◆ What you will do ◆
Quote every line below exactly and skip any picture.

◆ Raw data ◆
## Start

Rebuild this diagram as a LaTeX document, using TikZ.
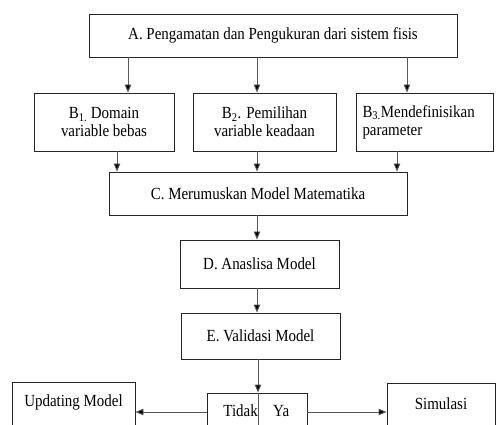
\documentclass[tikz,border=0pt]{standalone}
\usepackage{fontspec}
\setmainfont[FakeStretch=0.88]{Liberation Serif}
\usetikzlibrary{arrows.meta}
\begin{document}
\begin{tikzpicture}[x=1pt,y=-1pt,
  box/.style={draw=black!85,line width=0.9pt,rectangle,inner sep=2pt,font=\fontsize{17}{18}\selectfont},
  arr/.style={draw=black!65,line width=0.9pt,-{Triangle[length=8pt,width=6.5pt,fill=black]}},
  lin/.style={draw=black!65,line width=0.9pt}]
\path[use as bounding box,clip] (0,0) rectangle (496,425);
\node[box,minimum width=368pt,minimum height=43pt] (A) at (273,35.5) {A. Pengamatan dan Pengukuran dari sistem fisis};
\node[box,minimum width=140pt,minimum height=58pt,align=center] (B1) at (104,122) {B\textsubscript{1.} Domain\\variable bebas};
\node[box,minimum width=143pt,minimum height=58pt,align=center] (B2) at (264.5,122) {B\textsubscript{2}. Pemilihan\\variable keadaan};
\node[box,minimum width=137pt,minimum height=58pt,align=left,text width=125pt] (B3) at (425,122) {B\textsubscript{3.}Mendefinisikan\\parameter};
\node[box,minimum width=298pt,minimum height=43pt] (C) at (258,193.5) {C. Merumuskan Model Matematika};
\node[box,minimum width=159pt,minimum height=48pt] (D) at (259.5,264) {D. Anaslisa Model};
\node[box,minimum width=159pt,minimum height=46pt] (E) at (260.5,336) {E. Validasi Model};
\node[box,minimum width=100pt,minimum height=52pt] (TY) at (257,419) {};
\node[anchor=base east,inner sep=0pt,font=\fontsize{17}{18}\selectfont] (tidak) at (258,416) {Tidak};
\node[anchor=base west,inner sep=0pt,font=\fontsize{17}{18}\selectfont] (ya) at (273,416) {Ya};
\node[box,minimum width=123pt,minimum height=60pt,text height=12pt,text depth=24pt] (U) at (73.5,412) {Updating Model};
\node[box,minimum width=108pt,minimum height=58pt,text height=12pt,text depth=18pt] (S) at (441,412) {Simulasi};
% arrows A -> B
\draw[arr] ([xshift=-145pt]A.south) -- ([xshift=24pt]B1.north);
\draw[arr] ([xshift=-16pt]A.south) -- ([xshift=-7.5pt]B2.north);
\draw[arr] ([xshift=134pt]A.south) -- ([xshift=-18pt]B3.north);
% arrows B -> C
\draw[arr] ([xshift=13pt]B1.south) -- ([xshift=-141pt]C.north);
\draw[arr] ([xshift=-7.5pt]B2.south) -- ([xshift=-1pt]C.north);
\draw[arr] ([xshift=-28pt]B3.south) -- ([xshift=139pt]C.north);
% chain
\draw[arr] ([xshift=-1pt]C.south) -- ([xshift=-2.5pt]D.north);
\draw[arr] ([xshift=-2.5pt]D.south) -- ([xshift=-3.5pt]E.north);
\draw[arr] ([xshift=-2.5pt]E.south) -- ([xshift=1pt]TY.north);
\draw[lin] ([xshift=1pt]TY.north) -- ([xshift=1pt]TY.south);
\draw[arr] ([yshift=7pt]TY.west) -- (U.east);
\draw[arr] ([yshift=7pt]TY.east) -- (S.west);
\end{tikzpicture}
\end{document}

## End

◆ Expected answer ◆
Rebuild this diagram as a LaTeX document, using TikZ.
\documentclass[tikz,border=0pt]{standalone}
\usepackage{fontspec}
\setmainfont[FakeStretch=0.88]{Liberation Serif}
\usetikzlibrary{arrows.meta}
\begin{document}
\begin{tikzpicture}[x=1pt,y=-1pt,
  box/.style={draw=black!85,line width=0.9pt,rectangle,inner sep=2pt,font=\fontsize{17}{18}\selectfont},
  arr/.style={draw=black!65,line width=0.9pt,-{Triangle[length=8pt,width=6.5pt,fill=black]}},
  lin/.style={draw=black!65,line width=0.9pt}]
\path[use as bounding box,clip] (0,0) rectangle (496,425);
\node[box,minimum width=368pt,minimum height=43pt] (A) at (273,35.5) {A. Pengamatan dan Pengukuran dari sistem fisis};
\node[box,minimum width=140pt,minimum height=58pt,align=center] (B1) at (104,122) {B\textsubscript{1.} Domain\\variable bebas};
\node[box,minimum width=143pt,minimum height=58pt,align=center] (B2) at (264.5,122) {B\textsubscript{2}. Pemilihan\\variable keadaan};
\node[box,minimum width=137pt,minimum height=58pt,align=left,text width=125pt] (B3) at (425,122) {B\textsubscript{3.}Mendefinisikan\\parameter};
\node[box,minimum width=298pt,minimum height=43pt] (C) at (258,193.5) {C. Merumuskan Model Matematika};
\node[box,minimum width=159pt,minimum height=48pt] (D) at (259.5,264) {D. Anaslisa Model};
\node[box,minimum width=159pt,minimum height=46pt] (E) at (260.5,336) {E. Validasi Model};
\node[box,minimum width=100pt,minimum height=52pt] (TY) at (257,419) {};
\node[anchor=base east,inner sep=0pt,font=\fontsize{17}{18}\selectfont] (tidak) at (258,416) {Tidak};
\node[anchor=base west,inner sep=0pt,font=\fontsize{17}{18}\selectfont] (ya) at (273,416) {Ya};
\node[box,minimum width=123pt,minimum height=60pt,text height=12pt,text depth=24pt] (U) at (73.5,412) {Updating Model};
\node[box,minimum width=108pt,minimum height=58pt,text height=12pt,text depth=18pt] (S) at (441,412) {Simulasi};
% arrows A -> B
\draw[arr] ([xshift=-145pt]A.south) -- ([xshift=24pt]B1.north);
\draw[arr] ([xshift=-16pt]A.south) -- ([xshift=-7.5pt]B2.north);
\draw[arr] ([xshift=134pt]A.south) -- ([xshift=-18pt]B3.north);
% arrows B -> C
\draw[arr] ([xshift=13pt]B1.south) -- ([xshift=-141pt]C.north);
\draw[arr] ([xshift=-7.5pt]B2.south) -- ([xshift=-1pt]C.north);
\draw[arr] ([xshift=-28pt]B3.south) -- ([xshift=139pt]C.north);
% chain
\draw[arr] ([xshift=-1pt]C.south) -- ([xshift=-2.5pt]D.north);
\draw[arr] ([xshift=-2.5pt]D.south) -- ([xshift=-3.5pt]E.north);
\draw[arr] ([xshift=-2.5pt]E.south) -- ([xshift=1pt]TY.north);
\draw[lin] ([xshift=1pt]TY.north) -- ([xshift=1pt]TY.south);
\draw[arr] ([yshift=7pt]TY.west) -- (U.east);
\draw[arr] ([yshift=7pt]TY.east) -- (S.west);
\end{tikzpicture}
\end{document}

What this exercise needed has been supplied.